Cinquième roman de Camille Leboulanger, le troisième chez L’Atalante, Ru intrigue d’emblée par son titre court et énigmatique. Qu’est-ce que Ru ? On le découvre dès le premier chapitre, où un jeune migrant amnésique, jeté en pleine mer, arrive en vue des côtes de Ru, un continent qui s’avère être… vivant, rien moins qu’une créature gigantesque d’origine inconnue – même si certaines légendes font état d’un géant mythologique endormi. Un corps immense, donc, qui sert de cadre de vie à une société entière et ses infrastructures, autoroutes, trains, etc., un monde en soi à l’ambiance rouge – jusqu’au ciel –, où la lumière ne pénètre que grâce à une peau translucide. Le lecteur va suivre plus particulièrement quelques personnages, Y. le migrant, rebaptisé Youssoupha par les autorités locales, Agathe, l’étudiante rebelle, et le couple Arvild (photographe et cinéaste) et Sandro (chanteur), dans une lente découverte des moindres recoins du corps de Ru – à l’exception curieusement notable du sexe (trop casse-gueule ?). Mortifères ou empuantis, plus respirables, ces derniers sont pour Leboulanger l’occasion de livrer quelques morceaux d’inventivité, sans négliger de discrets effets d’humour, comme lors du passage de l’anus…
Le jeune migrant, qui ne parle pas la langue locale, va tenter de survivre dans son nouvel environnement, allant de petits boulots en petits boulots, ballotté au gré de ses rencontres et des opportunités associées.

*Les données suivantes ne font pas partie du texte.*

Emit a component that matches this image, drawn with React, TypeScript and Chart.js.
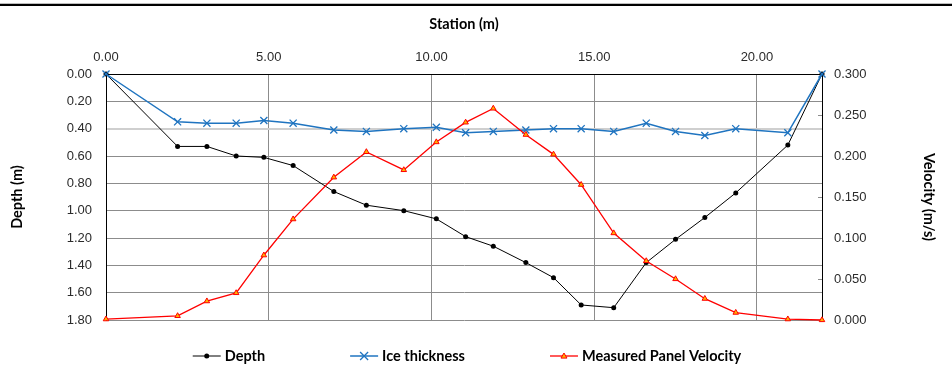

Agathe, quant à elle, perd un œil dans une manifestation de son mouvement, le Regard Rouge (toute allusion aux mouvements des Gilets Jaunes est bien évidemment fortuite) ; suite à cet incident, elle acquiert un statut de leader politique sous le prénom de Coré, et sera l’une des meneuses de la révolte d’une partie des plus pauvres parmi les habitants de Ru. Ces deux personnages incarnent la dimension sociale et politique de ce roman, prégnante tout du long : la société décrite est à plusieurs vitesses, des riches habitants de la Tête jusqu’aux laissés-pour-compte se nourrissant du sang séché de la créature dans laquelle ils vivent. L’élévation sociale, si elle est ici à prendre au pied de la lettre, reste néanmoins une utopie : elle n’existe pas dans Ru. Si Youssoupha incarne la terrible résignation qui étreint ceux qui n’arrivent plus à lutter, Coré essaye de se battre, jusqu’à faire le douloureux apprentissage de l’inutilité de son engagement face à la brutalité des forces policières. Pourtant, que deviendrait ce système social vertical dans un corps allongé si la créature devait se redresser ? Tel est l’ultime espoir auquel elle se raccroche, et qui finira par se réaliser, rebattant les cartes de la justice sociale. Mais dans une société détruite, peut-on sereinement envisager que l’égalité entre tous ne soit plus une chimère lointaine ?
Résolument weird, en prise totale avec les maux de notre société, dont il agit comme un révélateur, dystopie qui laisse entrevoir une once d’espoir, Ru est un livre intrigant, quand bien même il se perd parfois entre les méandres de la chair et ses aspirations sociales. Reste un récit fascinant et actuel porté par une belle humanité.